Par conséquent, le petit confort supplémentaire qu’offrira le PME dans un avenir proche ne doit interdire de nous interroger sur les aspects pervers de sa généralisation.

Donc un conseil, gardez du cash sur vous, resistez tant que possible à l’invasion monéo !


(1) Par l’intermédiaire du Réseau Système Bancaire, géré par le GIE-CB, dont fait partie toutes les banques françaises.

Ce réseau est relié à l’international par des passerelles informatiques
(par exemple InterPay pour la Hollande et la Belgique.)
Le routage s’effectue grace aux 6 premiers numéros de votre numéro de carte, appelé BIN (Bank Identification Number)

(2) Pour l’internationnal, cela donne lieu à de savants calculs permettant au passage aux banques de sucrer quelques centimes sur chaque transaction, et de s’enrichir donc du simple fait qu’elles détiennent le monopole du réseau des transactions financières.

Messages

  • Si on veut garder encore un peu de liberté de choisir son mode de paiement, il est vrai qu’il vaut mieux résister à ce mode paiement coûteux, qui va enrichir grassement les banques, une fois de plus.
    Ce système n’empêchera pas le vol de cartes, les falsifications, etc.

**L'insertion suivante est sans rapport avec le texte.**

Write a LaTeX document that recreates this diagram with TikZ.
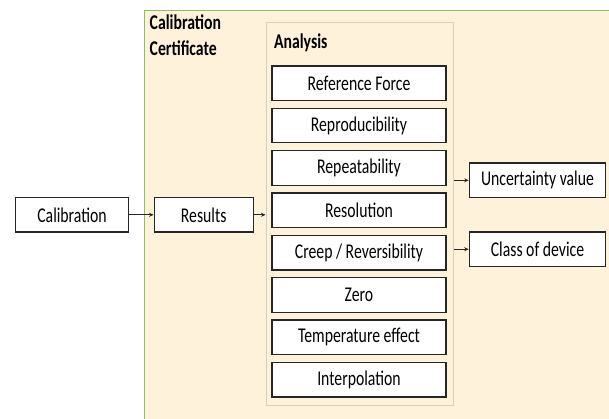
\documentclass[tikz,border=0pt]{standalone}
\usepackage{fontspec}
\setmainfont{Carlito}[FakeStretch=0.75]
\usetikzlibrary{arrows.meta, positioning, calc}
\definecolor{certfill}{RGB}{254,243,218}
\definecolor{certgreen}{RGB}{141,190,96}
\definecolor{analysisgray}{RGB}{212,209,196}
\definecolor{boxline}{RGB}{38,38,38}
\tikzstyle{block} = [rectangle, draw=boxline, line width=1.2pt, fill=white, minimum height=34.5pt, inner sep=0pt, text centered, font=\fontsize{21}{24}\selectfont]
\tikzstyle{item} = [block, minimum width=174pt]
\tikzstyle{heading} = [inner sep=0pt, align=left, font=\fontsize{21}{25.6}\selectfont\bfseries]
\tikzstyle{arrow} = [line width=1pt, draw=boxline, -{Stealth[length=4.5pt, width=4pt]}]

\begin{document}
\begin{tikzpicture}[x=1pt, y=-1pt]
\useasboundingbox (0,0) rectangle (609,418);

% Certificate area
\node[rectangle, draw=certgreen, line width=0.8pt, fill=certfill, minimum width=480pt, minimum height=420pt, anchor=north west] (cert) at (143.7,10) {};
\node[heading, anchor=north west] (certlbl) at (149.5,14.5) {Calibration\\Certificate};

% Analysis group
\node[rectangle, draw=analysisgray, line width=1pt, fill=certfill, minimum width=187.6pt, minimum height=382.3pt] (analysis) at (359.8,213.85) {};
\node[heading, anchor=base west] (analysislbl) at (273.8,48.3) {Analysis};

\node[item] (refforce) at (359,83.3) {Reference Force};
\node[item] (reprod) at (359,125.6) {Reproducibility};
\node[item] (repeat) at (359,168.0) {Repeatability};
\node[item] (resol) at (359,210.3) {Resolution};
\node[item] (creep) at (359,252.7) {Creep / Reversibility};
\node[item] (zero) at (359,295.0) {Zero};
\node[item] (temp) at (359,337.3) {Temperature effect};
\node[item] (interp) at (359,379.7) {Interpolation};

% Inputs
\node[block, minimum width=113pt] (calib) at (72,214.8) {Calibration};
\node[block, minimum width=99pt] (results) at (203.7,214.8) {Results};

% Outputs
\node[block, minimum width=136.4pt] (uncert) at (537.5,180.3) {Uncertainty value};
\node[block, minimum width=136.4pt] (class) at (537.5,249.2) {Class of device};

% Connections
\draw[arrow] (calib) -- (results);
\draw[arrow] (results.east) -- (analysis.west |- results.east);
\draw[arrow] (uncert.west -| analysis.east) -- (uncert.west);
\draw[arrow] (class.west -| analysis.east) -- (class.west);

\end{tikzpicture}
\end{document}
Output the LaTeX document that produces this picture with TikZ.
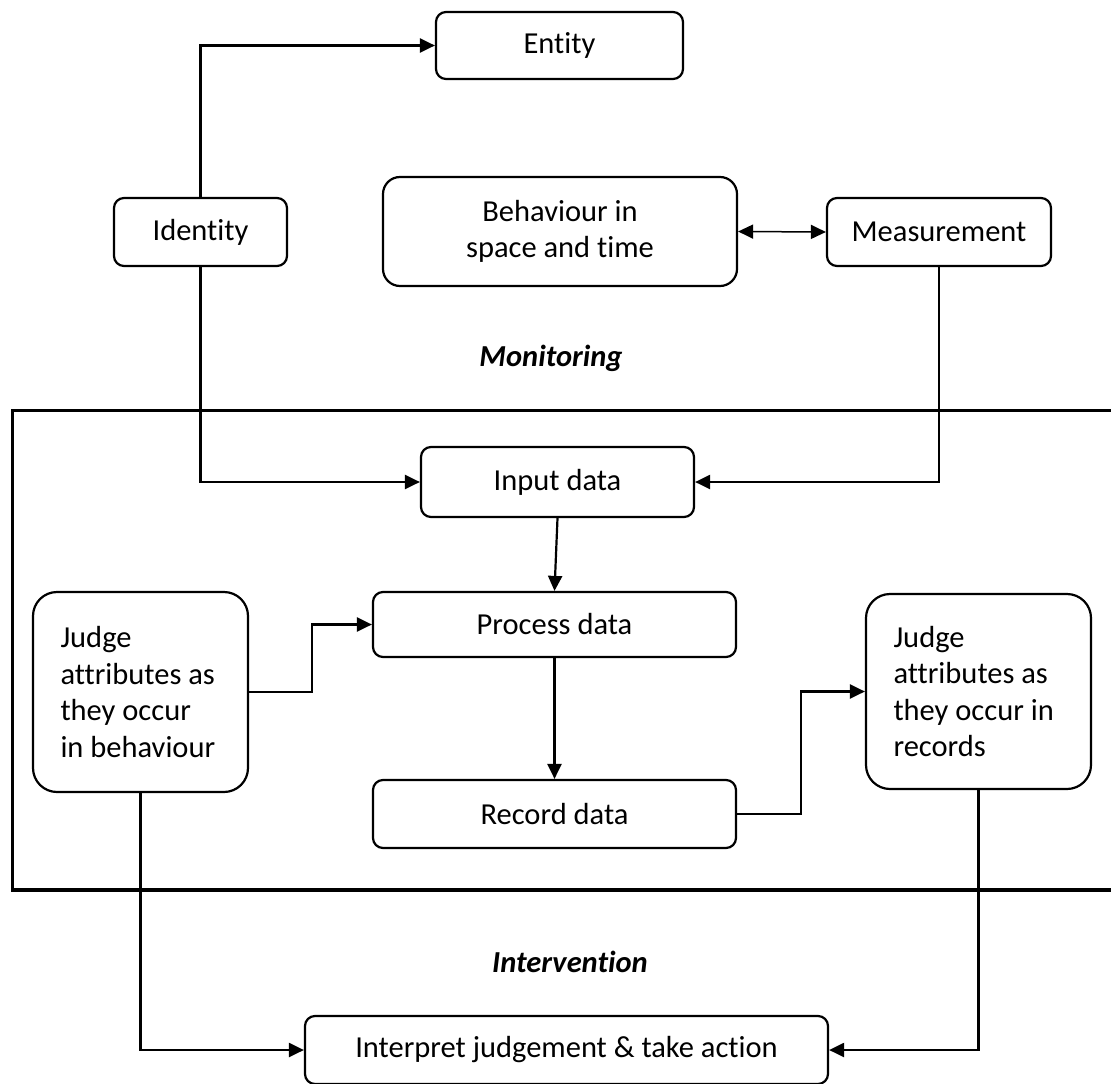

C’est dans la nature humaine. A bien y réfléchir, il se pourrait qu’il y ait encore plus de violence , parce qu’il faut bien que tout le monde vive ou survive, même les clochards qui sont de plus en plus nombreux, preuve que le libéralisme n’est pas la meilleure réponse à la survie de l’humanité.

    • Les cartes de paiement direct,sont les cartes les plus difficiles a frauder,puisqu’au bout de trois erreurs elles ce désactivent,mais le vrai propriétaire peut la faire réactiver par un simple coup de téléphone,quand au commerçant,il n’encaisse pas le soir a la fermeture mais dans la 5 minutes qui suivent,même si la banque est fermée, faite l’expérience avec un relevé de compte bancaire sur l’internent.(du moins dans le pays ou je vis qui n’est pas la France.)

      Vous oublier un élément important avec la disparition complète des billets, à savoir que bien des microbes sont transmit par les billets de banque, particulièrement la grippe, qui coûte cher en absence de travail et de soins. Quand au sans abris, il on si peu d’argent, que même une carte, rien a foutre, mais rien ne vous empêche de leur donner une banane, une carotte, du nuttela, et autres c’est selon.

      ok i am going to go out.lol.

  • Il semblerait ce Monsieur Denis soit bien informé mais que son argumentaire ne soit que peu, ou pas abouti !
    Décrier Moneo est facile,mais il ne faut pas oublier que ce PME est né suite à un besoin : de sécurisation des petites transactions, de praticité, et d’économies.
    Moneo n’est pas plus traçable qu’un autre moyen de paiement -loin de là- étant donné que nous dépensons une réserve d’argent que nous avons nous-même plaçé dans la puce de notre carte. Dites vous que l’usage d’un téléphone portable vous rend bien plus traçable.
    Avec Moneo, notre banque sait combien nous dépensons (exactement comme lorsque nous retirons de l’argent à un distributeur avant d’aller acheter notre pain !) mais ne sait pas où nous le dépensons.
    Et il sera toujours possible de donner ce que l’on veut (aux sans-abris, par exemple), dès lors qu’on le veut. Moneo ne serait qu’une excuse pour les radins !!